> _Stated exercise_: Output the material exactly, but drop every image it holds.

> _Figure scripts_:
## Begin

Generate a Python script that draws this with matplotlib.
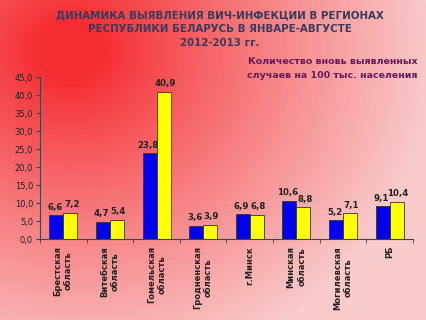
import numpy as np
import matplotlib
matplotlib.use("Agg")
import matplotlib.pyplot as plt

categories = ["Брестская\nобласть", "Витебская\nобласть", "Гомельская\nобласть",
              "Гродненская\nобласть", "г.Минск", "Минская\nобласть",
              "Могилевская\nобласть", "РБ"]
values_2012 = [6.6, 4.7, 23.8, 3.6, 6.9, 10.6, 5.2, 9.1]
values_2013 = [7.2, 5.4, 40.9, 3.9, 6.8, 8.8, 7.1, 10.4]
yticks = [0, 5, 10, 15, 20, 25, 30, 35, 40, 45]

W, H = 427, 320
fig = plt.figure(figsize=(W / 100, H / 100), dpi=100)

# background gradient
bg = fig.add_axes([0, 0, 1, 1])
yy, xx = np.mgrid[0:H, 0:W]
d1 = np.sqrt(((xx - 70) / 1.1) ** 2 + ((yy - 50) / 1.0) ** 2)
t = np.clip((d1 - 30) / 300.0, 0, 1) ** 0.9
red = np.array([245, 45, 50]) / 255.0
pink = np.array([249, 203, 203]) / 255.0
img = red[None, None, :] * (1 - t[..., None]) + pink[None, None, :] * t[..., None]
bg.imshow(img, aspect="auto", extent=[0, 1, 0, 1], origin="upper")
bg.set_axis_off()

ax = fig.add_axes([40 / W, 1 - 239 / H, (413 - 40) / W, (239 - 77) / H])
ax.set_facecolor("none")
x = np.arange(len(categories))
bw = 0.3
b1 = ax.bar(x - bw / 2, values_2012, bw, color="#0000ee", edgecolor="#333333", linewidth=0.6)
b2 = ax.bar(x + bw / 2, values_2013, bw, color="#ffff00", edgecolor="#333333", linewidth=0.6)

def fmt(v):
    return f"{v:.1f}".replace(".", ",")

for rect, v in zip(b1, values_2012):
    ax.text(rect.get_x() + rect.get_width() / 2 - 0.03, v + 1.0, fmt(v), ha="center", va="bottom",
            fontsize=6.2, fontweight="bold", color="#222222")
for rect, v in zip(b2, values_2013):
    ax.text(rect.get_x() + rect.get_width() / 2 + 0.03, v + 1.0, fmt(v), ha="center", va="bottom",
            fontsize=6.2, fontweight="bold", color="#222222")

ax.set_xlim(-0.5, len(categories) - 0.5)
ax.set_ylim(0, 45)
ax.set_yticks(yticks)
ax.set_yticklabels([fmt(v) for v in yticks], fontsize=6, color="#222222")
ax.set_xticks(x)
ax.set_xticklabels(categories, rotation=90, fontsize=6, fontweight="bold",
                   ha="center", va="top", multialignment="center", color="#222222")
ax.set_xticks(np.arange(len(categories) + 1) - 0.5, minor=True)
ax.tick_params(axis="x", which="major", length=0, pad=5)
ax.tick_params(axis="x", which="minor", length=3, color="#444444", direction="out")
ax.tick_params(axis="y", length=3, color="#444444", pad=2)
for s in ["top", "right"]:
    ax.spines[s].set_visible(False)
for s in ["left", "bottom"]:
    ax.spines[s].set_color("#444444")
    ax.spines[s].set_linewidth(0.8)

title_color = "#3a3a5c"
fs_t = 7.4
fig.text(220 / W, 1 - 15 / H, "ДИНАМИКА ВЫЯВЛЕНИЯ ВИЧ-ИНФЕКЦИИ В РЕГИОНАХ",
         ha="center", va="center", fontsize=fs_t, fontweight="bold", color=title_color)
fig.text(220 / W, 1 - 29 / H, "РЕСПУБЛИКИ БЕЛАРУСЬ В ЯНВАРЕ-АВГУСТЕ",
         ha="center", va="center", fontsize=fs_t, fontweight="bold", color=title_color)
fig.text(220 / W, 1 - 43 / H, "2012-2013 гг.",
         ha="center", va="center", fontsize=fs_t, fontweight="bold", color=title_color)
sub_color = "#6a1a5c"
fig.text(418 / W, 1 - 62 / H, "Количество вновь выявленных",
         ha="right", va="center", fontsize=6.8, fontweight="bold", color=sub_color)
fig.text(418 / W, 1 - 75 / H, "случаев на 100 тыс. населения",
         ha="right", va="center", fontsize=6.8, fontweight="bold", color=sub_color)

fig.savefig("out.png", dpi=100)
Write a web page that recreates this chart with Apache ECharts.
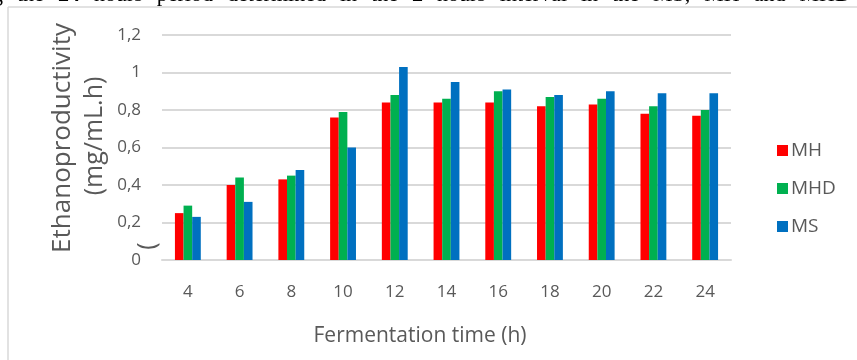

## End

> _Complete response_:
Generate a Python script that draws this with matplotlib.
import numpy as np
import matplotlib
matplotlib.use("Agg")
import matplotlib.pyplot as plt

categories = ["Брестская\nобласть", "Витебская\nобласть", "Гомельская\nобласть",
              "Гродненская\nобласть", "г.Минск", "Минская\nобласть",
              "Могилевская\nобласть", "РБ"]
values_2012 = [6.6, 4.7, 23.8, 3.6, 6.9, 10.6, 5.2, 9.1]
values_2013 = [7.2, 5.4, 40.9, 3.9, 6.8, 8.8, 7.1, 10.4]
yticks = [0, 5, 10, 15, 20, 25, 30, 35, 40, 45]

W, H = 427, 320
fig = plt.figure(figsize=(W / 100, H / 100), dpi=100)

# background gradient
bg = fig.add_axes([0, 0, 1, 1])
yy, xx = np.mgrid[0:H, 0:W]
d1 = np.sqrt(((xx - 70) / 1.1) ** 2 + ((yy - 50) / 1.0) ** 2)
t = np.clip((d1 - 30) / 300.0, 0, 1) ** 0.9
red = np.array([245, 45, 50]) / 255.0
pink = np.array([249, 203, 203]) / 255.0
img = red[None, None, :] * (1 - t[..., None]) + pink[None, None, :] * t[..., None]
bg.imshow(img, aspect="auto", extent=[0, 1, 0, 1], origin="upper")
bg.set_axis_off()

ax = fig.add_axes([40 / W, 1 - 239 / H, (413 - 40) / W, (239 - 77) / H])
ax.set_facecolor("none")
x = np.arange(len(categories))
bw = 0.3
b1 = ax.bar(x - bw / 2, values_2012, bw, color="#0000ee", edgecolor="#333333", linewidth=0.6)
b2 = ax.bar(x + bw / 2, values_2013, bw, color="#ffff00", edgecolor="#333333", linewidth=0.6)

def fmt(v):
    return f"{v:.1f}".replace(".", ",")

for rect, v in zip(b1, values_2012):
    ax.text(rect.get_x() + rect.get_width() / 2 - 0.03, v + 1.0, fmt(v), ha="center", va="bottom",
            fontsize=6.2, fontweight="bold", color="#222222")
for rect, v in zip(b2, values_2013):
    ax.text(rect.get_x() + rect.get_width() / 2 + 0.03, v + 1.0, fmt(v), ha="center", va="bottom",
            fontsize=6.2, fontweight="bold", color="#222222")

ax.set_xlim(-0.5, len(categories) - 0.5)
ax.set_ylim(0, 45)
ax.set_yticks(yticks)
ax.set_yticklabels([fmt(v) for v in yticks], fontsize=6, color="#222222")
ax.set_xticks(x)
ax.set_xticklabels(categories, rotation=90, fontsize=6, fontweight="bold",
                   ha="center", va="top", multialignment="center", color="#222222")
ax.set_xticks(np.arange(len(categories) + 1) - 0.5, minor=True)
ax.tick_params(axis="x", which="major", length=0, pad=5)
ax.tick_params(axis="x", which="minor", length=3, color="#444444", direction="out")
ax.tick_params(axis="y", length=3, color="#444444", pad=2)
for s in ["top", "right"]:
    ax.spines[s].set_visible(False)
for s in ["left", "bottom"]:
    ax.spines[s].set_color("#444444")
    ax.spines[s].set_linewidth(0.8)

title_color = "#3a3a5c"
fs_t = 7.4
fig.text(220 / W, 1 - 15 / H, "ДИНАМИКА ВЫЯВЛЕНИЯ ВИЧ-ИНФЕКЦИИ В РЕГИОНАХ",
         ha="center", va="center", fontsize=fs_t, fontweight="bold", color=title_color)
fig.text(220 / W, 1 - 29 / H, "РЕСПУБЛИКИ БЕЛАРУСЬ В ЯНВАРЕ-АВГУСТЕ",
         ha="center", va="center", fontsize=fs_t, fontweight="bold", color=title_color)
fig.text(220 / W, 1 - 43 / H, "2012-2013 гг.",
         ha="center", va="center", fontsize=fs_t, fontweight="bold", color=title_color)
sub_color = "#6a1a5c"
fig.text(418 / W, 1 - 62 / H, "Количество вновь выявленных",
         ha="right", va="center", fontsize=6.8, fontweight="bold", color=sub_color)
fig.text(418 / W, 1 - 75 / H, "случаев на 100 тыс. населения",
         ha="right", va="center", fontsize=6.8, fontweight="bold", color=sub_color)

fig.savefig("out.png", dpi=100)
Write a web page that recreates this chart with Apache ECharts.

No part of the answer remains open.